**Exercise description**.
Your task is to count the lines of the entries below that include the word "matplotlib" and to give only the resulting number.

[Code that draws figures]
# # #
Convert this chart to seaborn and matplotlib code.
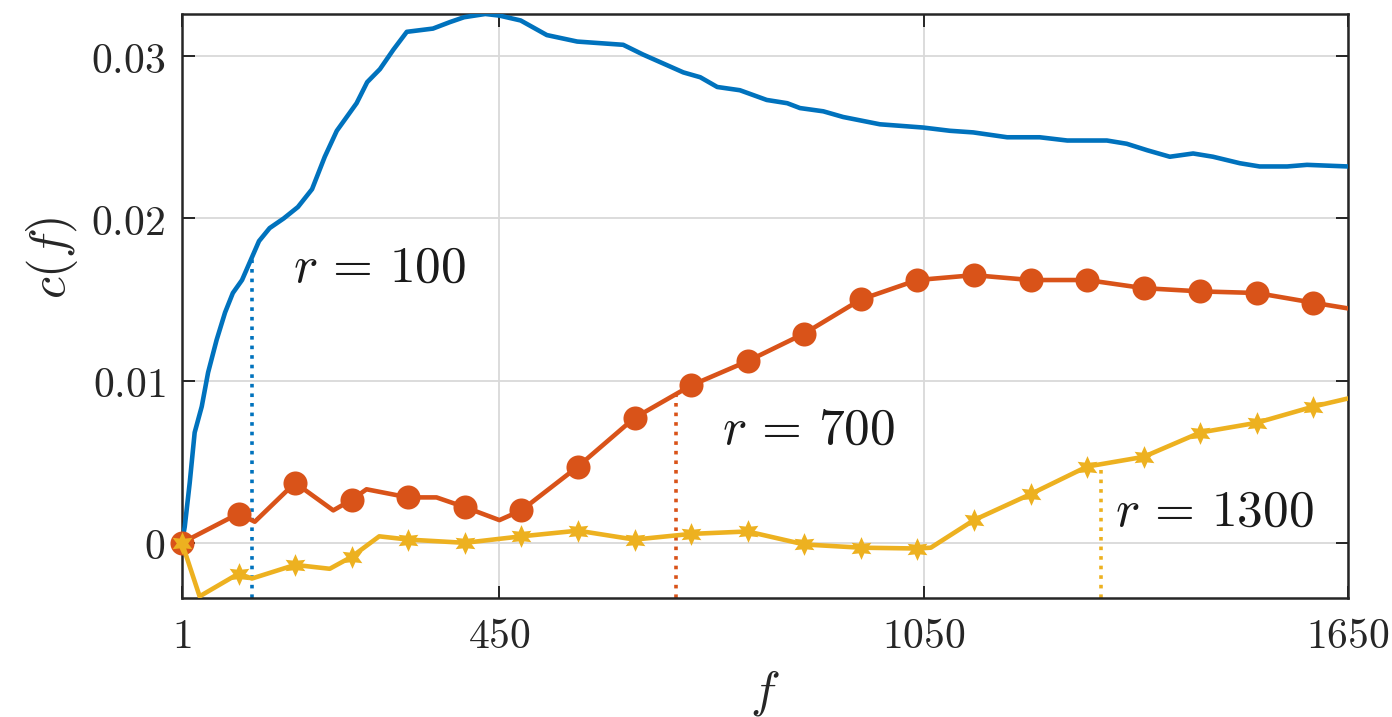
import numpy as np
import pandas as pd
import matplotlib
matplotlib.use("Agg")
import matplotlib.pyplot as plt
import seaborn as sns

# ---- data -------------------------------------------------------------
f_r100 = [1, 5, 12, 19, 29, 38, 50, 62, 73, 86, 100, 110, 125, 145, 165, 185,
          203, 220, 248, 263, 281, 300, 319, 356, 380, 400, 430, 450, 480, 517,
          560, 625, 653, 710, 734, 758, 790, 828, 857, 875, 908, 936, 988, 1049,
          1087, 1120, 1168, 1214, 1253, 1309, 1337, 1366, 1398, 1431, 1459,
          1497, 1525, 1564, 1592, 1650]
c_r100 = [0.0, 0.0010, 0.0037, 0.0068, 0.0084, 0.0105, 0.0125, 0.0142, 0.0154,
          0.0162, 0.0176, 0.0186, 0.0194, 0.0200, 0.0207, 0.0218, 0.0238,
          0.0254, 0.0271, 0.0284, 0.0292, 0.0304, 0.0315, 0.0317, 0.0321,
          0.0324, 0.0326, 0.0325, 0.0322, 0.0313, 0.0309, 0.0307, 0.0301,
          0.0290, 0.0287, 0.0281, 0.0279, 0.0273, 0.0271, 0.0268, 0.0266,
          0.02625, 0.0258, 0.0256, 0.0254, 0.0253, 0.0250, 0.0250, 0.0248,
          0.0248, 0.0246, 0.0242, 0.0238, 0.0240, 0.0238, 0.0234, 0.0232,
          0.0232, 0.0233, 0.0232]

f_r700 = [1, 81, 104, 161, 215, 241, 262, 321, 361, 401, 450, 481, 561, 641,
          721, 801, 881, 961, 1041, 1121, 1201, 1281, 1361, 1441, 1521, 1601,
          1650]
c_r700 = [0.0, 0.0018, 0.0013, 0.0037, 0.0020, 0.00265, 0.0033, 0.0028,
          0.0028, 0.0022, 0.0014, 0.0020, 0.0047, 0.0077, 0.0097, 0.0112,
          0.0129, 0.0150, 0.0162, 0.0165, 0.0162, 0.0162, 0.0157, 0.0155,
          0.0154, 0.0148, 0.01445]

f_r1300 = [1, 26, 81, 100, 161, 210, 241, 280, 321, 401, 481, 561, 641, 721,
           801, 881, 961, 1041, 1060, 1121, 1201, 1281, 1361, 1441, 1521,
           1601, 1650]
c_r1300 = [0.0, -0.0033, -0.0019, -0.0022, -0.00136, -0.0016, -0.00086,
           0.0004, 0.0002, 0.0, 0.0004, 0.00075, 0.0002, 0.00055, 0.0007,
           -0.0001, -0.0003, -0.00035, -0.0003, 0.0014, 0.0030, 0.0047,
           0.0053, 0.0068, 0.0074, 0.0084, 0.0089]

r_values = [100, 700, 1300]
r_labels = ["$r\\,=\\,100$", "$r\\,=\\,700$", "$r\\,=\\,1300$"]
label_pos = [(158, 0.01694), (765, 0.00696), (1320, 0.0019)]

x_ticks = [1, 450, 1050, 1650]
y_ticks = [0.0, 0.01, 0.02, 0.03]
y_tick_labels = ["0", "0.01", "0.02", "0.03"]

colors = ["#0072BD", "#D95319", "#EDB120"]

# ---- style ------------------------------------------------------------
sns.set_theme(style="white")
plt.rcParams["mathtext.fontset"] = "cm"
plt.rcParams["font.family"] = ["DejaVu Serif", "DejaVu Sans"]

fig = plt.figure(figsize=(13.92, 7.17), dpi=100)
ax = fig.add_axes([0.1307, 0.166, 0.8377, 0.8145])

series = [(f_r100, c_r100), (f_r700, c_r700), (f_r1300, c_r1300)]
lw = 3.3

for i, (fx, cy) in enumerate(series):
    df = pd.DataFrame({"f": fx, "c": cy})
    sns.lineplot(data=df, x="f", y="c", ax=ax, color=colors[i], lw=lw,
                 sort=False, estimator=None, zorder=3 + i)
for line in ax.get_lines():
    line.set_linewidth(lw)
    line.set_solid_joinstyle("round")
    line.set_solid_capstyle("round")

# markers every 80 samples on the r = 700 and r = 1300 curves
for i, marker, size in [(1, "o", 300), (2, (6, 1, 0), 270)]:
    fx, cy = series[i]
    df = pd.DataFrame({"f": fx, "c": cy})
    df = df[((df["f"] - 1) % 80 == 0)]
    sns.scatterplot(data=df, x="f", y="c", ax=ax, color=colors[i],
                    marker=marker, s=size, linewidth=0, zorder=3 + i,
                    clip_on=False)

ylo, yhi = -0.0034, 0.0326
# dotted drop lines at each r, up to the curve
for i, r in enumerate(r_values):
    fx, cy = series[i]
    top = np.interp(r, fx, cy)
    ax.plot([r, r], [ylo, top], linestyle=":", color=colors[i],
            linewidth=2.6, zorder=2)
    ax.text(label_pos[i][0], label_pos[i][1], r_labels[i], fontsize=37,
            ha="left", va="center", color="#1a1a1a", zorder=10)

ax.set_xlim(1, 1650)
ax.set_ylim(ylo, yhi)
ax.set_xticks(x_ticks)
ax.set_xticklabels([f"${t}$" for t in x_ticks])
ax.set_yticks(y_ticks)
ax.set_yticklabels([f"${t}$" for t in y_tick_labels])

ax.grid(True, color="#d9d9d9", linewidth=1.3, zorder=0)
ax.set_axisbelow(True)
ax.tick_params(axis="both", which="major", direction="in", length=9,
               width=1.4, color="#262626", labelsize=30, labelcolor="#262626",
               top=True, right=True, bottom=True, left=True)
ax.tick_params(axis="x", pad=12)
ax.tick_params(axis="y", pad=12)
for sp in ax.spines.values():
    sp.set_visible(True)
    sp.set_color("#262626")
    sp.set_linewidth(1.8)

ax.set_xlabel("$f$", fontsize=36, color="#262626", va="center")
ax.set_ylabel("$c(f)$", fontsize=36, color="#262626", va="center")
ax.xaxis.set_label_coords(0.5, -0.163)
ax.yaxis.set_label_coords(-0.111, 0.582)

fig.savefig("out.png", dpi=100)
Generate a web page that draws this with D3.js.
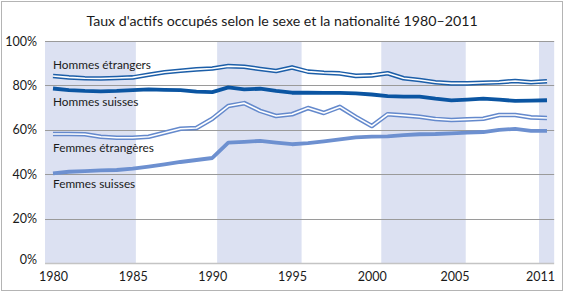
<!DOCTYPE html>
<html>
<head>
<meta charset="utf-8">
<script src="https://cdn.jsdelivr.net/npm/d3@7"></script>
<style>
  body { margin: 0; background: #fff; }
  svg text { font-family: Lato, "Noto Sans", sans-serif; fill: #1a1a1a; }
</style>
</head>
<body>
<div id="chart"></div>
<script>
const years = d3.range(1980, 2012)

const hommesEtrangers = [84.2, 83.6, 83.2, 83.1, 83.3, 83.6, 84.8, 85.9, 86.6, 87.2, 87.6, 88.7, 88.4, 87.4, 86.5, 88.1,
  86.2, 85.7, 85.4, 84.3, 84.5, 85.5, 83.2, 82.4, 81.4, 80.9, 80.9, 81.2, 81.4, 82.0, 81.4, 81.9]
const hommesSuisses = [78.6, 77.9, 77.5, 77.3, 77.5, 77.9, 78.2, 78.0, 77.9, 77.2, 77.0, 79.1, 78.2, 78.5, 77.5, 76.7,
  76.7, 76.6, 76.6, 76.4, 75.9, 75.2, 74.9, 74.9, 74.0, 73.3, 73.6, 74.0, 73.6, 73.0, 73.1, 73.3]
const femmesEtrangeres = [58.1, 58.1, 58.0, 56.9, 56.4, 56.4, 56.9, 58.7, 60.5, 60.8, 65.0, 70.7, 72.0, 68.5, 66.2, 67.0,
  69.8, 67.6, 70.3, 65.8, 61.7, 67.0, 66.5, 65.9, 64.9, 64.4, 64.7, 65.0, 66.7, 66.7, 65.6, 65.3]
const femmesSuisses = [40.4, 41.1, 41.4, 41.7, 41.9, 42.5, 43.4, 44.4, 45.5, 46.4, 47.3, 54.2, 54.6, 55.0, 54.2, 53.5,
  54.0, 54.8, 55.7, 56.6, 56.9, 57.0, 57.6, 58.0, 58.1, 58.4, 58.7, 59.0, 60.0, 60.4, 59.5, 59.5]

const seriesNames = ["Hommes étrangers", "Hommes suisses", "Femmes étrangères", "Femmes suisses"]
const xTicks = [1980, 1985, 1990, 1995, 2000, 2005, 2011]
const yTicks = [0, 20, 40, 60, 80, 100]
const bandStart = [1979.5, 1990.3, 2000.6, 2010.5]
const bandEnd = [1985.2, 1995.6, 2005.9, 2011.45]

const title = "Taux d'actifs occupés selon le sexe et la nationalité 1980–2011"

const dimensions = { width: 564, height: 293 }

const svg = d3.select("#chart")
  .append("svg")
  .attr("width", dimensions.width)
  .attr("height", dimensions.height)

svg.append("rect")
  .attr("x", 1.5).attr("y", 1.5)
  .attr("width", 561).attr("height", 289)
  .attr("fill", "#fff")
  .attr("stroke", "#b4b4b4")

const xScale = d3.scaleLinear()
  .domain([1980, 2011])
  .range([53, 547])

const yScale = d3.scaleLinear()
  .domain([0, 100])
  .range([263, 41])

const plotLeft = xScale(1979.5), plotRight = xScale(2011.45)

// shaded periods
svg.append("g")
  .selectAll("rect")
  .data(bandStart)
  .join("rect")
  .attr("x", (d, i) => xScale(d))
  .attr("width", (d, i) => xScale(bandEnd[i]) - xScale(d))
  .attr("y", yScale(100))
  .attr("height", yScale(0) - yScale(100))
  .attr("fill", "#dce1f2")

// grid
svg.append("g")
  .selectAll("line")
  .data(yTicks)
  .join("line")
  .attr("x1", plotLeft)
  .attr("x2", plotRight)
  .attr("y1", d => Math.round(yScale(d)) + 0.5)
  .attr("y2", d => Math.round(yScale(d)) + 0.5)
  .attr("stroke", d => d === 0 ? "#c4c4c4" : "#9a9a9a")
  .attr("stroke-width", d => d === 0 ? 1.5 : 1)

const yAxis = d3.axisLeft(yScale)
  .tickValues(yTicks)
  .tickFormat(d => d + "%")
  .tickSize(0)
  .tickPadding(0)

svg.append("g")
  .attr("transform", "translate(37, 0)")
  .call(yAxis)
  .call(g => g.select(".domain").remove())
  .call(g => g.selectAll("text").attr("font-size", 12.5).attr("font-family", "Lato"))
  .call(g => g.selectAll(".tick").filter(d => d === 0).select("text").attr("dy", "0.05em"))

const xAxis = d3.axisBottom(xScale)
  .tickValues(xTicks)
  .tickFormat(d3.format("d"))
  .tickSize(0)
  .tickPadding(9)

svg.append("g")
  .attr("transform", `translate(0, ${yScale(0)})`)
  .call(xAxis)
  .call(g => g.select(".domain").remove())
  .call(g => g.selectAll("text").attr("font-size", 12.5).attr("font-family", "Lato"))
  .call(g => g.selectAll(".tick").filter(d => d === 2011).select("text").attr("dx", -7))
  .call(g => g.selectAll(".tick").filter(d => d === 2005).select("text").attr("dx", 3))

const line = d3.line()
  .x((d, i) => xScale(years[i]))
  .y(d => yScale(d))

const lines = svg.append("g").attr("fill", "none").attr("stroke-linejoin", "round")

// double lines for foreigners, solid for swiss
const styles = [
  { data: hommesEtrangers, color: "#1c5ea8", width: 4.6, inner: 1.6 },
  { data: hommesSuisses, color: "#0b55a2", width: 3.8, inner: 0 },
  { data: femmesEtrangeres, color: "#6489cc", width: 4.6, inner: 1.6 },
  { data: femmesSuisses, color: "#6d90d0", width: 3.8, inner: 0 }
]

styles.forEach(s => {
  lines.append("path")
    .attr("d", line(s.data))
    .attr("stroke", s.color)
    .attr("stroke-width", s.width)
  if (s.inner) {
    lines.append("path")
      .attr("d", line(s.data))
      .attr("stroke", "#fff")
      .attr("stroke-width", s.inner)
  }
})

// series labels
const labelAt = [87.4, 70.7, 50.0, 33.8]
svg.append("g")
  .selectAll("text")
  .data(seriesNames)
  .join("text")
  .attr("x", xScale(1980))
  .attr("y", (d, i) => yScale(labelAt[i]))
  .attr("font-size", 11.8)
  .text(d => d)

svg.append("text")
  .attr("x", 282)
  .attr("y", 26)
  .attr("text-anchor", "middle")
  .attr("font-size", 14.2)
  .text(title)
</script>
</body>
</html>
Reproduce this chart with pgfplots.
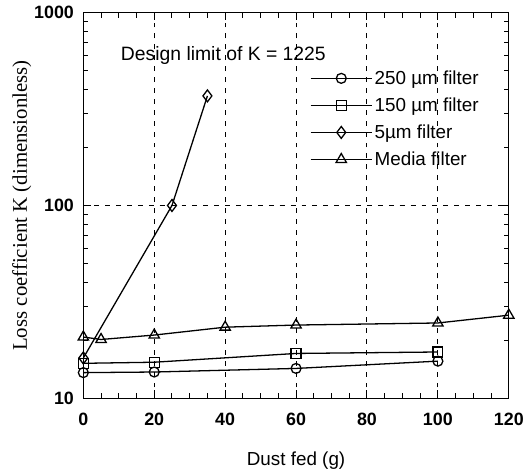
\documentclass[border=0pt]{standalone}
\usepackage{fontspec}
\setmainfont{Liberation Sans}
\newfontfamily\seriffont{Liberation Serif}
\usepackage{pgfplots}
\pgfplotsset{compat=1.18}
\begin{document}
\begin{tikzpicture}
\begin{axis}[
  scale only axis, width=429pt, height=389pt,
  ymode=log, xmin=0, xmax=120, ymin=10, ymax=1000,
  xtick={0,20,40,60,80,100,120}, minor x tick num=3,
  ytick={10,100,1000}, yticklabels={10,100,1000},
  tick align=inside, major tick length=8pt, minor tick length=5pt,
  grid=major,
  major grid style={black, line width=1pt, dash pattern=on 5pt off 6pt},
  axis line style={line width=1.3pt},
  every tick/.style={black, line width=1pt},
  /pgf/number format/assume math mode=true,
  ticklabel style={font=\fontsize{18}{20}\selectfont\bfseries},
  xticklabel style={yshift=-11pt},
  yticklabel style={xshift=-6pt},
  xlabel={Dust fed (g)},
  xlabel style={font=\fontsize{19}{21}\selectfont, yshift=-20pt},
  ylabel={\seriffont Loss coefficient K (dimensionless)},
  ylabel style={font=\fontsize{21}{23}\selectfont, yshift=-4pt},
  legend style={draw=none, fill=none, at={(0.525,0.86)}, anchor=north west,
    font=\fontsize{19}{21}\selectfont, row sep=8pt},
  legend cell align=left,
  legend image code/.code={
    \draw[#1, mark repeat=2, mark phase=2] plot coordinates {(0pt,0pt) (31pt,0pt) (62pt,0pt)};
  },
]
\addplot[black, line width=1.3pt, mark=o, mark size=5pt, mark options={fill=white}] coordinates {(0,13.6) (20,13.7) (60,14.3) (100,15.6)};
\addlegendentry{250 µm filter}
\addplot[black, line width=1.3pt, mark=square, mark size=5pt, mark options={fill=white}] coordinates {(0,15.2) (20,15.4) (60,17.1) (100,17.4)};
\addlegendentry{150 µm filter}
\addplot[black, line width=1.3pt, mark=diamond, mark size=6pt, mark options={fill=white}] coordinates {(0,16.2) (25,100) (35,370)};
\addlegendentry{5µm filter}
\addplot[black, line width=1.3pt, mark=triangle, mark size=6pt, mark options={fill=white}] coordinates {(0,20.8) (5,20.2) (20,21.3) (40,23.4) (60,24.0) (100,24.6) (120,27)};
\addlegendentry{Media filter}
\node[font=\fontsize{19.5}{22}\selectfont] at (axis cs:39.5,600) {Design limit of K = 1225};
\end{axis}
\path ([xshift=-9pt]current bounding box.west);
\path ([yshift=-3pt]current bounding box.south);
\path ([yshift=3pt]current bounding box.north);
\end{tikzpicture}
\end{document}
# # #
**Solution**.
4